The Nigerian Labour Congress had announced that it would embark on a nationwide protest on July 26 and 27 to drive the federal government to resolve the strike by members of the Academic Staff Union of Universities (ASUU).
Speaking to journalists last Wednesday, the Minister of Information and Culture, Lai Mohammed described the protest as illegal.
However, Falana, a Senior Advocate of Nigeria, said the protest cannot be said to be illegitimate as Sections 39 and 40 of the Constitution of the Federal Republic of Nigeria 1999 create room for freedom of assembly of Nigerian workers.

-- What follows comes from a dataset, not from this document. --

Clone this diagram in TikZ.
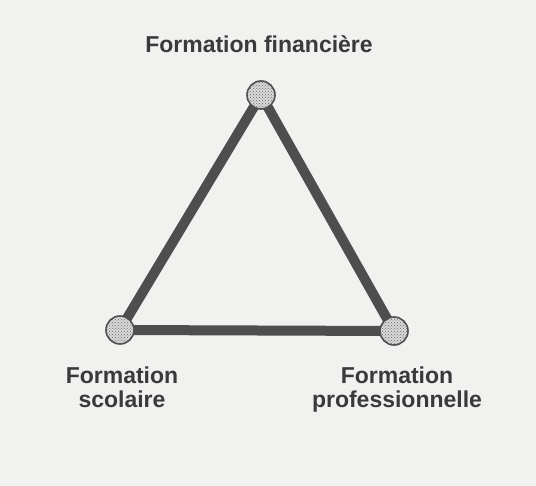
\documentclass[tikz,border=0pt]{standalone}
\usepackage{fontspec}
\setmainfont{Liberation Sans}
\usetikzlibrary{patterns}
\definecolor{paper}{HTML}{F1F1F0}
\definecolor{ink}{HTML}{3A3A3A}
\definecolor{edgecol}{HTML}{4E4E4E}
\tikzset{
  dot/.style={circle, minimum size=28pt, inner sep=0pt, draw=edgecol, line width=1.6pt,
    fill=gray!30, postaction={pattern=crosshatch dots, pattern color=gray!80!black}},
  link/.style={draw=edgecol, line width=10pt, line join=round},
  lab/.style={font=\fontsize{23}{24}\selectfont\bfseries, text=ink, align=center, inner sep=0pt}
}
\begin{document}
\begin{tikzpicture}[x=1pt,y=-1pt]
\fill[paper] (0,0) rectangle (536,486);
\useasboundingbox (0,0) rectangle (536,486);
\coordinate (top) at (261,95);
\coordinate (bl) at (120,330);
\coordinate (br) at (394,331);
\draw[link] (top) -- (bl) -- (br) -- cycle;
\node[dot] (A) at (top) {};
\node[dot] (B) at (bl) {};
\node[dot] (C) at (br) {};
\node[lab, anchor=base] (LA) at (259,53) {Formation financière};
\node[lab, anchor=base] (LB) at (122,408) {Formation\\scolaire};
\node[lab, anchor=base] (LC) at (397,408) {Formation\\professionnelle};
\end{tikzpicture}
\end{document}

“With respect, the proposed protest cannot be said to be illegal since it is an expression of the freedom of expression and freedom of assembly of Nigerian workers guaranteed by sections 39 and 40 of the Constitution of the Federal Republic of Nigeria 1999 and articles 39 and 40 of the African Charter on Human and Peoples Rights Ratification and Enforcement Act Cap A9, Laws of the Federation of Nigeria, 2004,” Falana said.
“Indeed the fundamental right of the people of Nigeria to protest for and against the Government was upheld by the Court of Appeal in the celebrated case of the Inspector-General of Police v All Nigeria Peoples Party (2008) 12 WRN 65.”